Insgesamt sind 26 Personen angeklagt, an der Verschwörung beteiligt gewesen zu sein oder diese unterstützt zu haben. In Frankfurt wird gegen neun Angeklagte verhandelt. Weitere Prozesse finden parallel in München und Stuttgart statt. In Frankfurt wird seit Ende Mai vor dem Staatsschutzsenat des Oberlandesgerichts verhandelt.
Verteidiger sehen keinen Zusammenhang zu Tatvorwürfen
Die Verteidiger von Prinz Reuß beklagten am Dienstag, dass die vorgelegten Dokumente aus ihrer Sicht nichts mit den eigentlichen Tatvorwürfen zu tun haben. Zudem zeigten die Schriftstücke, dass sich ihr Mandant - unabhängig davon, was man von seinen Ideen halte - um einen friedlichen Weg zur Anerkennung der von ihm proklamierten Fürstentümer bemüht habe.
"An keiner Stelle ist die Rede von Gewalt, Umsturz oder sonstigen gewalttätigen Aktionen", betonte Rechtsanwalt Roman von Alvensleben. Weitere Verteidiger beklagten zudem, dass durch die ausführliche Inaugenscheinnahme der Dokumente der Prozess in die Länge gezogen werde - was gegen den Beschleunigungsgrundsatz im Strafprozessrecht verstoße.

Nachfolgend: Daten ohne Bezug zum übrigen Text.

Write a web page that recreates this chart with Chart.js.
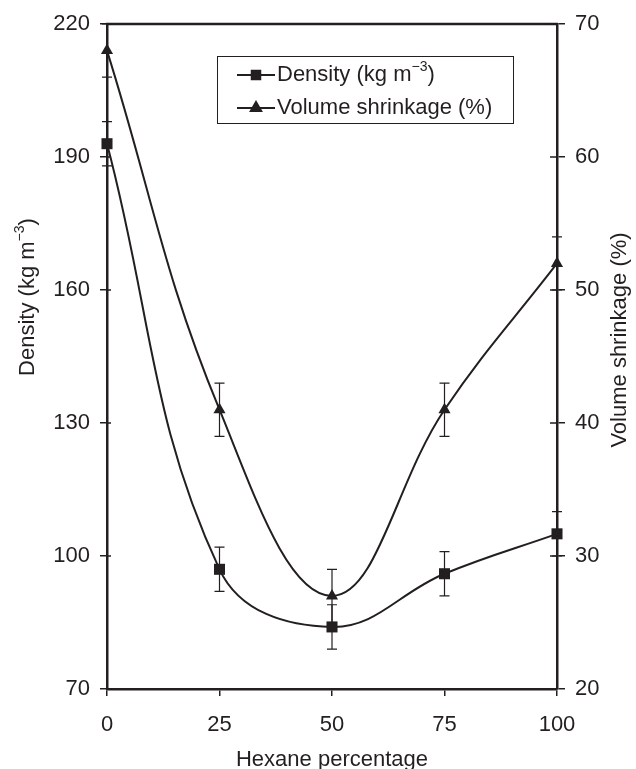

Emotionaler Ausbruch von Ex-Ehefrau
Abseits der eigentlichen Hauptverhandlung sorgte die Ex-Ehefrau von Prinz Reuß mit einem emotionalen Ausbruch für Aufsehen. In einer Verhandlungspause ließ sie sich lautstark und erkennbar aufgewühlt darüber aus, dass ihr Ex-Mann zu Unrecht angeklagt sei und unter martialischen Sicherheitsvorkehrungen festgehalten und vorgeführt werde. Ihre ganze Familie müsse darunter leiden.
"Mein Ex-Mann ist der friedlichste Mensch der Welt", beklagte sie, ehe sie von anderen Zuhörern beruhigt wurde. Der Prozess wird am Donnerstag, 10. Oktober, fortgesetzt.